Low-level resistance precedes high-level resistance but the resistance level acquired is well beyond that needed to resist a normal therapeutic antibiotic dose. This results in an escalation which prompts Levy to write : "It is like taking a mallet to kill a fly".

Resistance may be an outcome or a by-product of an unspecified function of resistance genes in bacteria; it may be just accessorily that these genes also enable bacteria to resist antibiotics (2, p.188). A given antibiotic can select for resistance to others and this resistance persists even after antibiotic use has diminished. Apparently there is no factor or agent that selects against resistant bacteria.

Transfer of resistance from animals to man

Most animals raised in the U.S. for human consumption receive some antibiotics during their short lifetimes for prophylactic reasons or for growth enhancement. Antibiotics are also used in the fish industry, and oxytetracycline is applied to bee-hives. Levy estimates that "30 times more animals are being given antibiotics yearly than are humans" (2, p.140). The animals grow resistant bacteria in their gut, seed them into the environment, and thus contaminate soil bacteria and humans. Levy et al. studied the effect of sub-therapeutic levels of tetracycline administered to chickens in a relatively remote farm.

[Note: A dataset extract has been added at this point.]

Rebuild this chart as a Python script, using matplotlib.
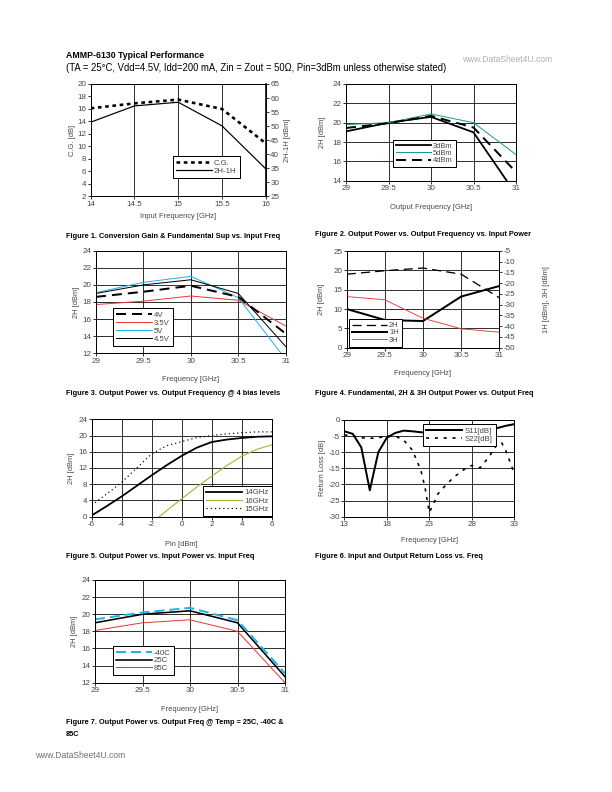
import numpy as np
import matplotlib.pyplot as plt

plt.rcParams['font.family'] = ['Liberation Sans', 'DejaVu Sans']
plt.rcParams['font.size'] = 7
plt.rcParams['axes.unicode_minus'] = False

GRAY = '#474747'
RED = '#e8383a'
CYAN = '#1eb4ea'
TEAL = '#1a9e8c'
GREEN = '#9cc23a'

# Figure 1: conversion gain / 2H-1H vs input freq
f1_freq = [14, 14.5, 15, 15.5, 16]
f1_cg = [16.1, 16.9, 17.5, 16.0, 10.5]
f1_sup = [51.4, 57.2, 58.5, 50.1, 34.8]

# Figure 2: 2H vs output freq for input powers
f2_freq = [29, 29.5, 30, 30.5, 31]
f2_3dbm = [19.1, 20.0, 20.6, 19.0, 12.6]
f2_5dbm = [19.8, 20.0, 20.9, 20.0, 16.7]
f2_4dbm = [19.45, 19.95, 20.7, 19.5, 14.9]

# Figure 3: 2H vs freq for bias levels
f3_freq = [29, 29.5, 30, 30.5, 31]
f3_4v = [18.6, 19.2, 19.9, 18.6, 14.3]
f3_35v = [17.7, 18.1, 18.7, 18.2, 15.2]
f3_5v = [19.1, 20.3, 21.0, 18.5, 11.3]
f3_45v = [19.0, 20.0, 20.6, 19.0, 12.8]

# Figure 4: 2H (left), 1H and 3H (right)
f4_freq = [29, 29.5, 30, 30.5, 31]
f4_2h = [19.0, 19.9, 20.6, 19.0, 12.9]
f4_1h = [-32.0, -37.1, -37.6, -26.2, -21.3]
f4_3h = [-26.2, -27.7, -36.3, -41.2, -42.8]

# Figure 5: 2H vs Pin
f5_pin = [-6, -5, -4, -3, -2, -1, 0, 1, 2, 3, 4, 5, 6]
f5_14g = [0.3, 2.6, 5.0, 7.6, 10.2, 12.7, 15.0, 17.0, 18.4, 19.0, 19.4, 19.7, 19.8]
f5_15g = [2.8, 5.6, 8.5, 12.0, 15.5, 17.5, 18.5, 19.5, 20.0, 20.4, 20.7, 20.9, 20.9]
f5_pin16 = [-1.5, -1, 0, 1, 2, 3, 4, 5, 6]
f5_16g = [0.0, 1.5, 4.4, 7.3, 10.0, 12.6, 14.9, 16.6, 17.7]

# Figure 6: return loss
f6_freq11 = [13, 14, 15, 16, 17, 18, 19, 20, 21, 22, 24, 26, 28, 30, 31, 32, 33]
f6_s11 = [-3.5, -4.3, -8.5, -21.8, -10.0, -5.5, -4.0, -3.3, -3.5, -3.8, -4.2, -4.0, -3.5, -3.0, -2.5, -1.8, -1.3]
f6_freq22 = [13, 14, 15, 16, 17, 18, 19, 20, 21, 22, 22.5, 23, 23.5, 24, 25, 26, 27, 28, 29, 30, 30.5, 31, 31.5, 32, 33]
f6_s22 = [-4.6, -5.0, -5.5, -5.7, -5.5, -5.0, -5.0, -6.3, -9.3, -15.5, -21.0, -28.7, -26.0, -23.0, -20.0,
          -17.5, -15.5, -14.1, -14.8, -11.5, -9.5, -7.5, -7.0, -9.5, -16.5]

# Figure 7: 2H vs freq at temperature
f7_freq = [29, 29.5, 30, 30.5, 31]
f7_m40 = [19.4, 20.2, 20.75, 19.3, 13.1]
f7_25 = [19.0, 20.0, 20.4, 19.0, 12.7]
f7_85 = [18.1, 19.0, 19.35, 18.0, 12.0]


def px_axes(fig, x0, x1, ytop, ybot):
    W, H = 612.0, 792.0
    return fig.add_axes([x0 / W, 1 - ybot / H, (x1 - x0) / W, (ybot - ytop) / H])


def style(ax, xgrid=True, ygrid=True):
    for s in ax.spines.values():
        s.set_linewidth(1.0)
        s.set_color('black')
    ax.tick_params(direction='out', length=3, width=0.8, colors='black',
                   labelcolor=GRAY, labelsize=8, pad=1.5)
    if xgrid:
        ax.grid(True, axis='x', color='black', lw=0.8)
    if ygrid:
        ax.grid(True, axis='y', color='black', lw=0.8)
    ax.set_axisbelow(True)


def legend(ax, handles, loc, anchor, spacing=0.08, size=7.8):
    lg = ax.legend(handles=handles, loc=loc, bbox_to_anchor=anchor, fontsize=size,
                   frameon=True, fancybox=False, edgecolor='black', framealpha=1,
                   handlelength=4.6, handletextpad=0.3, labelspacing=spacing,
                   borderpad=0.4, borderaxespad=0)
    lg.get_frame().set_linewidth(1.0)
    for t in lg.get_texts():
        t.set_color(GRAY)
    return lg


def freq_ticks(ax):
    ax.set_xlim(29, 31)
    ax.set_xticks([29, 29.5, 30, 30.5, 31])
    ax.set_xticklabels(['29', '29.5', '30', '30.5', '31'])


fig = plt.figure(figsize=(8.5, 11), dpi=72)

# header
fig.text(66 / 612, 1 - 55 / 792, 'AMMP-6130 Typical Performance', fontsize=8.8,
         fontweight='bold', va='center', ha='left')
fig.text(66 / 612, 1 - 68 / 792,
         '(TA = 25°C, Vdd=4.5V, Idd=200 mA, Zin = Zout = 50Ω, Pin=3dBm unless otherwise stated)',
         fontsize=9.5, va='center', ha='left')
fig.text(462 / 612, 1 - 60 / 792, 'www.DataSheet4U.com', fontsize=8.5, color='#b0b0b0',
         va='center', ha='left')
fig.text(35 / 612, 1 - 756 / 792, 'www.DataSheet4U.com', fontsize=8.5, color='#707070',
         va='center', ha='left')

CAP = 7.4

# ---- Figure 1
ax = px_axes(fig, 90.7, 265.7, 84, 196.3)
style(ax, xgrid=True, ygrid=False)
ax.set_xlim(14, 16)
ax.set_ylim(2, 20)
ax.set_xticks([14, 14.5, 15, 15.5, 16])
ax.set_xticklabels(['14', '14.5', '15', '15.5', '16'])
ax.set_yticks(np.arange(2, 21, 2))
l1, = ax.plot(f1_freq, f1_cg, color='black', lw=2.6, ls=(0, (1.4, 1.4)), label='C.G.')
ax.set_xlabel('Input Frequency [GHz]', color=GRAY, fontsize=7.5, labelpad=5)
ax.set_ylabel('C.G. [dB]', color=GRAY, fontsize=7.5, labelpad=1)
ax2 = ax.twinx()
ax2.set_ylim(25, 65)
ax2.set_yticks(np.arange(25, 66, 5))
style(ax2, xgrid=False, ygrid=False)
ax2.spines['right'].set_linewidth(1.6)
l2, = ax2.plot(f1_freq, f1_sup, color='black', lw=1.2, label='2H-1H')
ax2.set_ylabel('2H-1H [dBm]', color=GRAY, fontsize=7.5, labelpad=5)
legend(ax2, [l1, l2], 'lower left', (0.469, 0.163))
fig.text(66 / 612, 1 - 236 / 792, 'Figure 1. Conversion Gain & Fundamental Sup vs. Input Freq',
         fontsize=CAP, fontweight='bold', va='center')

# ---- Figure 2
ax = px_axes(fig, 346, 516, 84, 180.7)
style(ax)
freq_ticks(ax)
ax.set_ylim(14, 24)
ax.set_yticks(np.arange(14, 25, 2))
a, = ax.plot(f2_freq, f2_3dbm, color='black', lw=1.8, label='3dBm')
b, = ax.plot(f2_freq, f2_5dbm, color=TEAL, lw=1.0, label='5dBm')
c, = ax.plot(f2_freq, f2_4dbm, color='black', lw=2.0, ls=(0, (5, 3)), label='4dBm')
ax.set_xlabel('Output Frequency [GHz]', color=GRAY, fontsize=7.5, labelpad=12)
ax.set_ylabel('2H [dBm]', color=GRAY, fontsize=7.5, labelpad=7)
legend(ax, [a, b, c], 'lower left', (0.278, 0.139), spacing=0.0, size=7.5)
fig.text(315 / 612, 1 - 234 / 792, 'Figure 2. Output Power vs. Output Frequency vs. Input Power',
         fontsize=CAP, fontweight='bold', va='center')

# ---- Figure 3
ax = px_axes(fig, 96, 285.7, 250.7, 353.3)
style(ax)
freq_ticks(ax)
ax.set_ylim(12, 24)
ax.set_yticks(np.arange(12, 25, 2))
a, = ax.plot(f3_freq, f3_4v, color='black', lw=2.0, ls=(0, (5, 3)), label='4V', zorder=4)
b, = ax.plot(f3_freq, f3_35v, color=RED, lw=1.0, label='3.5V')
c, = ax.plot(f3_freq, f3_5v, color=CYAN, lw=1.0, label='5V')
d, = ax.plot(f3_freq, f3_45v, color='black', lw=1.0, label='4.5V')
ax.set_xlabel('Frequency [GHz]', color=GRAY, fontsize=7.5, labelpad=11.5)
ax.set_ylabel('2H [dBm]', color=GRAY, fontsize=7.5, labelpad=3)
legend(ax, [a, b, c, d], 'lower left', (0.088, 0.071))
fig.text(66 / 612, 1 - 394 / 792, 'Figure 3. Output Power vs. Output Frequency @ 4 bias levels',
         fontsize=CAP, fontweight='bold', va='center')

# ---- Figure 4
ax = px_axes(fig, 346.7, 499.3, 251, 347.7)
style(ax)
freq_ticks(ax)
ax.set_ylim(0, 25)
ax.set_yticks(np.arange(0, 26, 5))
a, = ax.plot(f4_freq, f4_2h, color='black', lw=1.3, ls=(0, (7, 4)), label='2H')
ax.set_xlabel('Frequency [GHz]', color=GRAY, fontsize=7.5, labelpad=10.5)
ax.set_ylabel('2H [dBm]', color=GRAY, fontsize=7.5, labelpad=8)
ax2 = ax.twinx()
ax2.set_ylim(-50, -5)
ax2.set_yticks(np.arange(-50, -4, 5))
style(ax2, xgrid=False, ygrid=False)
b, = ax2.plot(f4_freq, f4_1h, color='black', lw=2.0, label='1H')
c, = ax2.plot(f4_freq, f4_3h, color=RED, lw=0.9, label='3H')
ax2.set_ylabel('1H [dBm], 3H [dBm]', color=GRAY, fontsize=7.5, labelpad=28)
legend(ax2, [a, b, c], 'lower left', (0.017, 0.01), spacing=0.0, size=7.5)
fig.text(315 / 612, 1 - 394 / 792, 'Figure 4. Fundamental, 2H & 3H Output Power vs. Output Freq',
         fontsize=CAP, fontweight='bold', va='center')

# ---- Figure 5
ax = px_axes(fig, 91.7, 271.7, 419.3, 516.7)
style(ax)
ax.set_xlim(-6, 6)
ax.set_ylim(0, 24)
ax.set_xticks(np.arange(-6, 7, 2))
ax.set_yticks(np.arange(0, 25, 4))
a, = ax.plot(f5_pin, f5_14g, color='black', lw=1.8, label='14GHz')
b, = ax.plot(f5_pin16, f5_16g, color=GREEN, lw=1.2, label='16GHz')
c, = ax.plot(f5_pin, f5_15g, color='black', lw=1.2, ls=(0, (1, 2.5)), label='15GHz')
ax.set_xlabel('Pin [dBm]', color=GRAY, fontsize=7.5, labelpad=12.5)
ax.set_ylabel('2H [dBm]', color=GRAY, fontsize=7.5, labelpad=3)
legend(ax, [a, b, c], 'lower right', (1.0, 0.01))
fig.text(66 / 612, 1 - 556 / 792, 'Figure 5. Output Power vs. Input Power vs. Input Freq',
         fontsize=CAP, fontweight='bold', va='center')

# ---- Figure 6
ax = px_axes(fig, 344.3, 514.3, 420, 516.7)
style(ax)
ax.set_xlim(13, 33)
ax.set_ylim(-30, 0)
ax.set_xticks([13, 18, 23, 28, 33])
ax.set_yticks(np.arange(-30, 1, 5))
a, = ax.plot(f6_freq11, f6_s11, color='black', lw=2.0, label='S11[dB]')
b, = ax.plot(f6_freq22, f6_s22, color='black', lw=1.6, ls=(0, (2, 3.5)), label='S22[dB]')
ax.set_xlabel('Frequency [GHz]', color=GRAY, fontsize=7.5, labelpad=8.5)
ax.set_ylabel('Return Loss [dB]', color=GRAY, fontsize=7.5, labelpad=2)
lg = legend(ax, [a, b], 'upper left', (0.465, 0.955))
lg.set_zorder(5)
fig.text(315 / 612, 1 - 556 / 792, 'Figure 6. Input and Output Return Loss vs. Freq',
         fontsize=CAP, fontweight='bold', va='center')

# ---- Figure 7
ax = px_axes(fig, 95, 285, 580, 682.7)
style(ax)
freq_ticks(ax)
ax.set_ylim(12, 24)
ax.set_yticks(np.arange(12, 25, 2))
c, = ax.plot(f7_freq, f7_85, color=RED, lw=1.0, label='85C')
b, = ax.plot(f7_freq, f7_25, color='black', lw=1.6, label='25C')
a, = ax.plot(f7_freq, f7_m40, color=CYAN, lw=2.0, ls=(0, (5, 2.5)), label='-40C')
ax.set_xlabel('Frequency [GHz]', color=GRAY, fontsize=7.5, labelpad=11.5)
ax.set_ylabel('2H [dBm]', color=GRAY, fontsize=7.5, labelpad=3)
legend(ax, [a, b, c], 'lower left', (0.093, 0.072), spacing=0.03)
fig.text(66 / 612, 1 - 722 / 792, 'Figure 7. Output Power vs. Output Freq @ Temp = 25C, -40C &',
         fontsize=CAP, fontweight='bold', va='center')
fig.text(66 / 612, 1 - 734 / 792, '85C', fontsize=CAP, fontweight='bold', va='center')

fig.savefig('out.png', dpi=72)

E. coli isolated from chicken feces became resistant to tetracycline within 24-36 hours of antibiotic feeding and acquired resistance to ampicillin, streptomycin, and sulfonamides over the ensuing months. After five to six months, the E. coli in the feces of farm-workers and their families also became resistant (2, p.145). Other studies have also shown that resistant genes selected in animals can enter human E. coli - and other - strains and cause human disease.

Antibiotics in plant diseases

Oxytetracycline and streptomycin are used to treat tree and plant diseases. In a study carried out in Boston, Levy et al. isolated 20,000 to 100,000 antibiotic-resistant bacteria per gram of vegetable. Of these, 10-20% could potentially colonize human intestines (2, p. 165). This led to the dramatic comment : "This situation raises the staggering possibility that a time will come when antibiotics as a mode of therapy will be only a fact of historic interest" (2, p. 183).

The Alliance for the Prudent Use of Antibiotics (APUA)

The World Health Organization has convened groups of experts to study microbial resistance and initiated an international cooperative effort. In January 1981, participants at a conference in Santo Domingo published an "Antibiotic Misuse Statement" declaring : "We are faced with a worldwide public health problem" (2, p. 249) and created an international study group of experts from 80 nations,"The Alliance for the Prudent Use of Antibiotics" (APUA). APUA, which acts outside political and economic pressures, promotes worldwide awareness of the resistance problem.
References

1. Zajicek G. How to diminish microbial resistance to antibiotics? The Cancer J. 6: 52, 1993.

Microbial resistance to antibiotics and the wisdom of the body. The Cancer J. 7:168, 1994.

Antibiotic resistance and the intestinal flora. The Cancer J. 9: in press, 1996.

2. Levy SB. The Antibiotic Paradox. How Miracle Drugs Are Destroying the Miracle. Plenum Press, N.Y. 1992.